Incorrect gradient with `relay.transform.gradient`

relay seems to return an incorrect gradient if we roundtrip from ANormal to GraphNormal to ANormal forms. The error disappears if I change the order of the good and bad transforms, because the original model seems to be modified inplace. Maybe this here is related: https://github.com/apache/incubator-tvm/issues/6624

from tvm import relay
import tvm

N = 50
x = relay.var('x', shape=(N,))
z = relay.sum(x)
func = relay.Function([x], z)
mod = tvm.IRModule()
mod['func'] = func
grad = relay.transform.gradient(mod['func'], mod)
mod['main'] = grad

print("### Bad:")
mod_bad = tvm.transform.Sequential([
    relay.transform.ToANormalForm(),
    relay.transform.ToGraphNormalForm(),
    relay.transform.ToANormalForm(),
    relay.transform.PartialEvaluate(),
    relay.transform.DeadCodeElimination(),
    relay.transform.ToGraphNormalForm(),
])(mod)

with tvm.transform.PassContext(opt_level=3):
    mod_bad, params = relay.optimize(mod_bad, 'llvm')

print(mod_bad.astext())

print("### Good:")
mod_good = tvm.transform.Sequential([
    relay.transform.PartialEvaluate(),
    relay.transform.DeadCodeElimination(),
    relay.transform.ToGraphNormalForm(),
])(mod)

with tvm.transform.PassContext(opt_level=3):
    mod_good, params = relay.optimize(mod_good, 'llvm')

print(mod_good.astext())

The output is

### Bad:
#[version = "0.0.5"]
def @main(%x: Tensor[(50), float32]) -> (float32, (Tensor[(50), float32],)) {
  %0 = fn (%p0: Tensor[(50), float32], Primitive=1) -> float32 {
    sum(%p0) /* ty=float32 */
  };
  %1 = %0(%x) /* ty=float32 */;
  %2 = fn (%p01: Tensor[(50), float32], Primitive=1) -> Tensor[(50), float32] {
    zeros_like(%p01) /* ty=Tensor[(50), float32] */
  };
  %3 = %2(%x) /* ty=Tensor[(50), float32] */;
  %4 = (%3,);
  (%1, %4)
}

### Good:
#[version = "0.0.5"]
def @main(%x: Tensor[(50), float32]) -> (float32, (Tensor[(50), float32],)) {
  %0 = fn (%p0: Tensor[(50), float32], Primitive=1) -> float32 {
    sum(%p0) /* ty=float32 */
  };
  %1 = %0(%x) /* ty=float32 */;
  %6 = fn (%p01: Tensor[(50), float32], %p1: float32, Primitive=1) -> Tensor[(50), float32] {
    %2 = zeros_like(%p01) /* ty=Tensor[(50), float32] */;
    %3 = ones_like(%p1) /* ty=float32 */;
    %4 = expand_dims(%3, axis=0) /* ty=Tensor[(1), float32] */;
    %5 = broadcast_to_like(%4, %p01) /* ty=Tensor[(50), float32] */;
    add(%2, %5) /* ty=Tensor[(50), float32] */
  };
  %7 = %6(%x, %1) /* ty=Tensor[(50), float32] */;
  %8 = (%7,);
  (%1, %8)
}

I am using a very recent commit from master (21002cd094c34716b1e07a63ed76f53dadd60e23), on arch linux.
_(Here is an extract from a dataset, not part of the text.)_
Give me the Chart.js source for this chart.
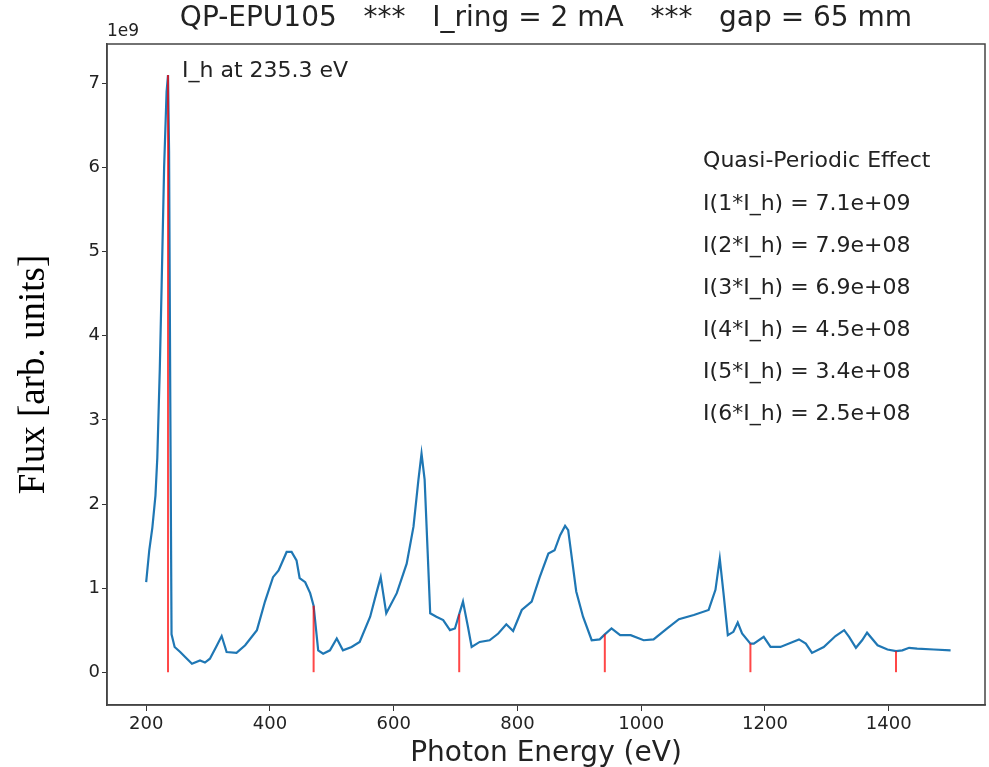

Hi, can you try disabling the DeadCodeElimination pass in both cases? This may be an issue with references being removed, which is a current bug.

See https://github.com/apache/incubator-tvm/issues/6803 for info.

@altanh That’s not it. The output doesn’t change if I remove the dead code elimination. And I just rebuilt tvm, the issue is still there on the current master. (Had to add a mod = relay.transform.InferType()(mod) before the gradient though)

1 Like

I looked into it some further and it seems that ToGraphNormalForm might also be unsound with references… Can you try disabling that also? (Although I’m guessing you want to keep that pass.) You can try using gradient with mode="first_order" if you want to keep the ToGNF pass, since first order will not create references. Hope this helps!